Execute a SQL Query and Get Results as a DataFrame

query = "SELECT * FROM my_table WHERE col1 = 'a'"
df = conn.read_query(query)

For advanced functionality (e.g., batch processing or schema customization), use the polars.read_database function with the engine:

import polars as pl

df = pl.read_database(
    query="SELECT * FROM users",
    connection=conn.engine,
    iter_batches=True,
    batch_size=1000
)

for batch in df:
    print(batch)

Read an Entire Table

df = conn.read_table("my_table")

3. Save DataFrame to SQL Server

Write a Polars DataFrame to a Table

import polars as pl

# Example DataFrame
data = pl.DataFrame({"col1": [1, 2, 3], "col2": ["a", "b", "c"]})
conn.write_table(data, name="my_table", if_exists="replace")

4. Execute Queries

The execute_query method allows you to run any SQL query on your database.
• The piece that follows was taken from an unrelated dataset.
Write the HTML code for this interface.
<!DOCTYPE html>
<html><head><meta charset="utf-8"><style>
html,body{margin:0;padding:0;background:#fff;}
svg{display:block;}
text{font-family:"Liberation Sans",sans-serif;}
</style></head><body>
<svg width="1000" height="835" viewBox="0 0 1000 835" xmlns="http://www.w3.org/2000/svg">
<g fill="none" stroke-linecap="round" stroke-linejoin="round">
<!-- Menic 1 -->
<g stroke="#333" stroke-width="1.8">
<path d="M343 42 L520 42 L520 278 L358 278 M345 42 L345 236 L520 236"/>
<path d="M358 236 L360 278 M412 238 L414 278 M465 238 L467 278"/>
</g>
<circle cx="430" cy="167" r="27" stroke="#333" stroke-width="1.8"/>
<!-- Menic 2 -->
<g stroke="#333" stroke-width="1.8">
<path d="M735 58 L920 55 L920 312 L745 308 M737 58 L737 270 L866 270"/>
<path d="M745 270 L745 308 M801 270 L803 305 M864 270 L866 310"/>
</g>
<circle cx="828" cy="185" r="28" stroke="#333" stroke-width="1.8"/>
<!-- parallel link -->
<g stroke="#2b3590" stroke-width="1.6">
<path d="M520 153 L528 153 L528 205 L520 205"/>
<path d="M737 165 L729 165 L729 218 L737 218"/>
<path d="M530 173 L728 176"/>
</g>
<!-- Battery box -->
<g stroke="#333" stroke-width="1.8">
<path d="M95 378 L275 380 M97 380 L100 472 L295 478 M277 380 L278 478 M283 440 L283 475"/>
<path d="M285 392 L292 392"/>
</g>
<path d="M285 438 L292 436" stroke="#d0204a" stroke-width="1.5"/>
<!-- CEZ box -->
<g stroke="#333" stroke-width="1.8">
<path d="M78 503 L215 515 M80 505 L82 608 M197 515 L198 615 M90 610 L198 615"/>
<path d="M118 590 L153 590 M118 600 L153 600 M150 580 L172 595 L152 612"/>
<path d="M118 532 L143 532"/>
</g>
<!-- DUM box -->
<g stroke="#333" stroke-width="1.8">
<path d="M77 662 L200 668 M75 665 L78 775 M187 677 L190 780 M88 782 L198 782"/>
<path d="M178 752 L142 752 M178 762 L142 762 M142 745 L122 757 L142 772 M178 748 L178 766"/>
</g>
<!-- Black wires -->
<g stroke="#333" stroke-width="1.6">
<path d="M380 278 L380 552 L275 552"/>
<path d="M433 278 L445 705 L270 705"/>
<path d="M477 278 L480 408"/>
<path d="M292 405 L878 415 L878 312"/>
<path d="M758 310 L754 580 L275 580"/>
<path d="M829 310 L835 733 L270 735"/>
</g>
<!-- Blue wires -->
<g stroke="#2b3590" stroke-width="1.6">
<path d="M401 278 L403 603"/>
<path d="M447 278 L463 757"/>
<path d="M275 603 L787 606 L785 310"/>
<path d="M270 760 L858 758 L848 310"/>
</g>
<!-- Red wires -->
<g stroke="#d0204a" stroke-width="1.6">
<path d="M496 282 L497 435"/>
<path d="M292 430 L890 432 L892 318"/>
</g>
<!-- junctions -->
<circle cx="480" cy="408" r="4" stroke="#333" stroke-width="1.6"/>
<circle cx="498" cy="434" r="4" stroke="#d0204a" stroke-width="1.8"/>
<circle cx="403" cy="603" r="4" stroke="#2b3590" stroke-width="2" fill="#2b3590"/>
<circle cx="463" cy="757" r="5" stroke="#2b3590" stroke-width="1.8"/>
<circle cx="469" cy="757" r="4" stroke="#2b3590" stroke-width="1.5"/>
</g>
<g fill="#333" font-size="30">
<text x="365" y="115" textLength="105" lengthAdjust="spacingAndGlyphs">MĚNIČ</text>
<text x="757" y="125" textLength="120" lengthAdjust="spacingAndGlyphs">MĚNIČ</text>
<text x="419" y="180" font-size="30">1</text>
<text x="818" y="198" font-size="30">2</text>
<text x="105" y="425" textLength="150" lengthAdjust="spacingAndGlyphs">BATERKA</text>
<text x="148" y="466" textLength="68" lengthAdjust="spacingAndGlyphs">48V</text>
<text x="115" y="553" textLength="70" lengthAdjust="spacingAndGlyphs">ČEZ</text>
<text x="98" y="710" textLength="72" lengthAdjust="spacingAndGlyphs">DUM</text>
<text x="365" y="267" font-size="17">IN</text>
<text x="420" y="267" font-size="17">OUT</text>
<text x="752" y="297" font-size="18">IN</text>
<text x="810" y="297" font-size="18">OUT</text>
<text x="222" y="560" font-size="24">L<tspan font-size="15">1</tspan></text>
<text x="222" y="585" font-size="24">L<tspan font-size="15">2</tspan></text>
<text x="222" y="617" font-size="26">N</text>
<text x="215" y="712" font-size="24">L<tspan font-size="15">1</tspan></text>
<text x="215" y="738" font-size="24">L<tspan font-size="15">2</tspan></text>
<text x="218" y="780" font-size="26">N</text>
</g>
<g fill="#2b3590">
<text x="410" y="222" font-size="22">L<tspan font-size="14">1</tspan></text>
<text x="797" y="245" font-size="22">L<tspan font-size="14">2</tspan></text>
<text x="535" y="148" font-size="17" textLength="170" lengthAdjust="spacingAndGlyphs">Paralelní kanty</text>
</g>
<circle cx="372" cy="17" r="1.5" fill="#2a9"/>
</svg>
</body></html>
It supports parameterized queries to prevent accidental SQL injection and can be used for both retrieval and modification operations such as INSERT, DELETE, and DROP.

Example: Run a Simple Query

query = "DELETE FROM users WHERE id = 1"
conn.execute_query(query)

Example: Insert Data Securely

query = "INSERT INTO users (id, name, email) VALUES (:id, :name, :email)"
params = {"id": 1, "name": "John Doe", "email": "john.doe@example.com"}
conn.execute_query(query, params)

Example: Drop a Table

query = "DROP TABLE users"
conn.execute_query(query)

Example: Prevent SQL Injection

query = "SELECT * FROM users WHERE name = :name"
params = {"name": "John'; DROP TABLE users; --"}
conn.execute_query(query, params)

This safely executes the query without executing malicious SQL commands.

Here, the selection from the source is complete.